Beginning with the line that contains "Rebuild this chart", retype the entries below exactly, ending with the line that contains "import pandas as pd". Leave out any pictures.

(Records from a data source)
----
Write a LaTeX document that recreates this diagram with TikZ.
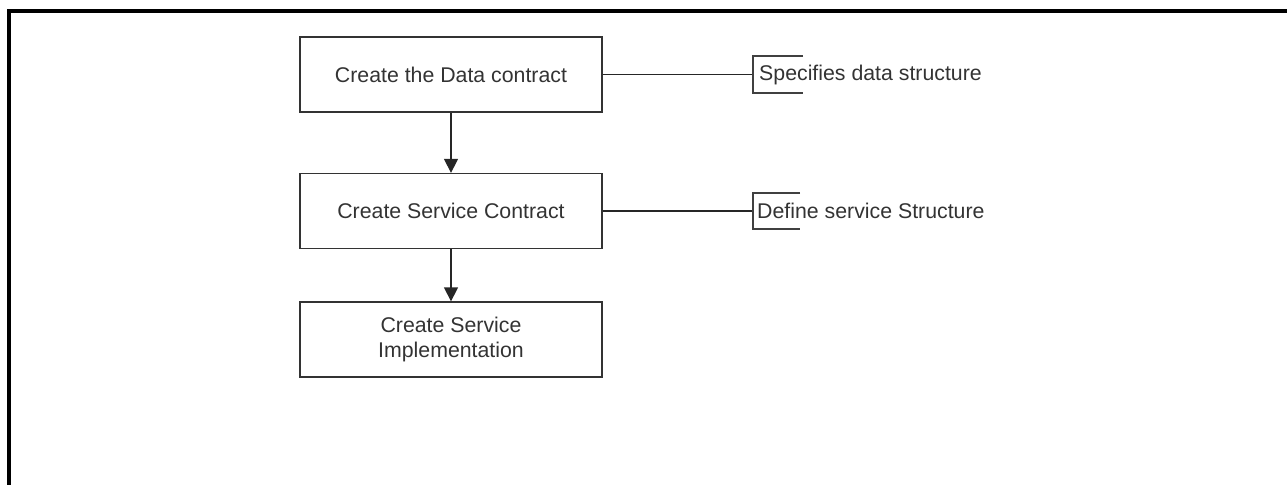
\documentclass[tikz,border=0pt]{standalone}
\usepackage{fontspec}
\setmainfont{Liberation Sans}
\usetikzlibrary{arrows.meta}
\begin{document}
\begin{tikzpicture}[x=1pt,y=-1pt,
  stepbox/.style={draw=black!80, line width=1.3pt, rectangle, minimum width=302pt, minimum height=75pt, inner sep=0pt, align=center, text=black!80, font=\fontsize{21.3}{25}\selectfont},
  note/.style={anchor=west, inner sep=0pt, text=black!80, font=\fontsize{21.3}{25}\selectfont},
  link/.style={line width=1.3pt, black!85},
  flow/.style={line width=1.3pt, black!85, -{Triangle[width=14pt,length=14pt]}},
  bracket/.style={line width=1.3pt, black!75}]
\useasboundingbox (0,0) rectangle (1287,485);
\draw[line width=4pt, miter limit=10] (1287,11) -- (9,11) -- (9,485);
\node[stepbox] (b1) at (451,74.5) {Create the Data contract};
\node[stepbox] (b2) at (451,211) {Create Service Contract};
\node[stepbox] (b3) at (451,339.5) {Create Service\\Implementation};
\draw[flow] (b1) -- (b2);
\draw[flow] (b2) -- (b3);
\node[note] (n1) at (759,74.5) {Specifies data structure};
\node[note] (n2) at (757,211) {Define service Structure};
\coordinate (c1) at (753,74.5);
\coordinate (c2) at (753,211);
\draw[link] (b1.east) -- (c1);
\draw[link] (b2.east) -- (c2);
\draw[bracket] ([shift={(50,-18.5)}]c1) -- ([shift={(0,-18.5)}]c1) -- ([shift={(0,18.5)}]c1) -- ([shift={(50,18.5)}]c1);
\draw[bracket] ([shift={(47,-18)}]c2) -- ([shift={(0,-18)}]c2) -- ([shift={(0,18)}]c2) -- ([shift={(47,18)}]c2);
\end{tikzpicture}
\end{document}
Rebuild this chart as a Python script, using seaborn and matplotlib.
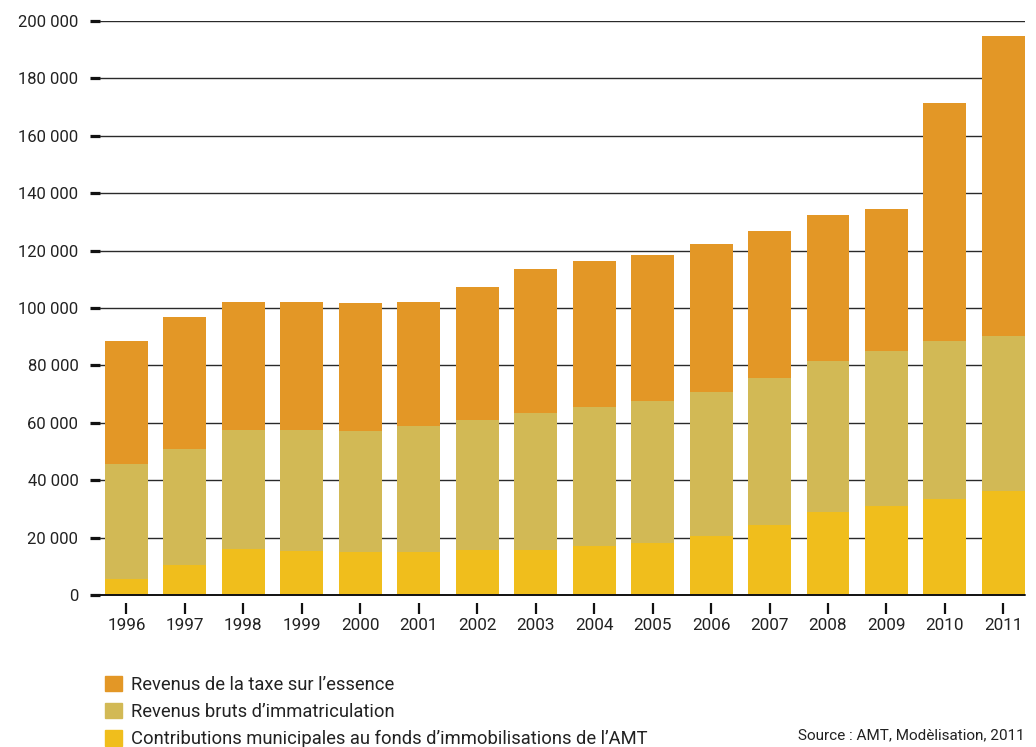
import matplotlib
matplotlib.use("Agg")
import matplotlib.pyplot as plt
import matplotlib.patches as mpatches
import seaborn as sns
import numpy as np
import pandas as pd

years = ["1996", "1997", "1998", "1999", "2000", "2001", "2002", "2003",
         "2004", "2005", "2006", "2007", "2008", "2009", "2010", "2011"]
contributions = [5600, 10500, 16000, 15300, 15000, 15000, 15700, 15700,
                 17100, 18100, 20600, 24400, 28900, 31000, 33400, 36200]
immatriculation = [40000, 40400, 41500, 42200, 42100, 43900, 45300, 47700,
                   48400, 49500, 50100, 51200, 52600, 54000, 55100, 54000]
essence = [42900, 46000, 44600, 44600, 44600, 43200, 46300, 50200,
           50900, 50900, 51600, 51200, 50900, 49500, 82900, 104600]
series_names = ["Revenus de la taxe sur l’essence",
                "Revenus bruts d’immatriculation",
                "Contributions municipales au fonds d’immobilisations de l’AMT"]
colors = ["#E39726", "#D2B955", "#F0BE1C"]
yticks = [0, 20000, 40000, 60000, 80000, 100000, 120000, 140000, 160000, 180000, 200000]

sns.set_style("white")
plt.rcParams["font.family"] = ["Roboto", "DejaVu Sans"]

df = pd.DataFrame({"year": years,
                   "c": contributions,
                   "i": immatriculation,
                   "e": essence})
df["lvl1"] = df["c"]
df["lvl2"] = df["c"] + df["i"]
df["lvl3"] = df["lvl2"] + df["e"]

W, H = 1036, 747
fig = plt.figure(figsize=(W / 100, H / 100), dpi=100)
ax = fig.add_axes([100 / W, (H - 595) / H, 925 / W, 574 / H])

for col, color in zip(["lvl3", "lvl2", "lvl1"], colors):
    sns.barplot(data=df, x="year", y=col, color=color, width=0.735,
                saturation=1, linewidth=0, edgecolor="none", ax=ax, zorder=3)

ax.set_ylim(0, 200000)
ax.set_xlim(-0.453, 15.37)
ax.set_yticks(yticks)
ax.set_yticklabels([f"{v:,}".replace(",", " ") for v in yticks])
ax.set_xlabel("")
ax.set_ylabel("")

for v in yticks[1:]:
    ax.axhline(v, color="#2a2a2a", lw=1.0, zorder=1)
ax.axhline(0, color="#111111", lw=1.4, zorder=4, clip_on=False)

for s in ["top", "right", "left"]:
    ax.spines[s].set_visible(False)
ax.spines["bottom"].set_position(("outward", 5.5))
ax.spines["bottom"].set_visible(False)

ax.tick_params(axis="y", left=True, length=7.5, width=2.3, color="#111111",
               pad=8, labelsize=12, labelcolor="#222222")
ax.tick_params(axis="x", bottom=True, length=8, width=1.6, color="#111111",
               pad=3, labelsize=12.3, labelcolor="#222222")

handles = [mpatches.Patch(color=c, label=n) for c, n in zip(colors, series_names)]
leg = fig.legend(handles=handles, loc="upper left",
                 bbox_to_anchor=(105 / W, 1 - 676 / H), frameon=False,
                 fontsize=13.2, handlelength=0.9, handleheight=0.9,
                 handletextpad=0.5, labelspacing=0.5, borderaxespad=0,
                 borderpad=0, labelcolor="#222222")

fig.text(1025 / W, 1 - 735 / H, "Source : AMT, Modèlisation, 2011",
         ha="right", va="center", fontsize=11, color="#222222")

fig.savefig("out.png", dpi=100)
----
- _Correct response_
Rebuild this chart as a Python script, using seaborn and matplotlib.
import matplotlib
matplotlib.use("Agg")
import matplotlib.pyplot as plt
import matplotlib.patches as mpatches
import seaborn as sns
import numpy as np
import pandas as pd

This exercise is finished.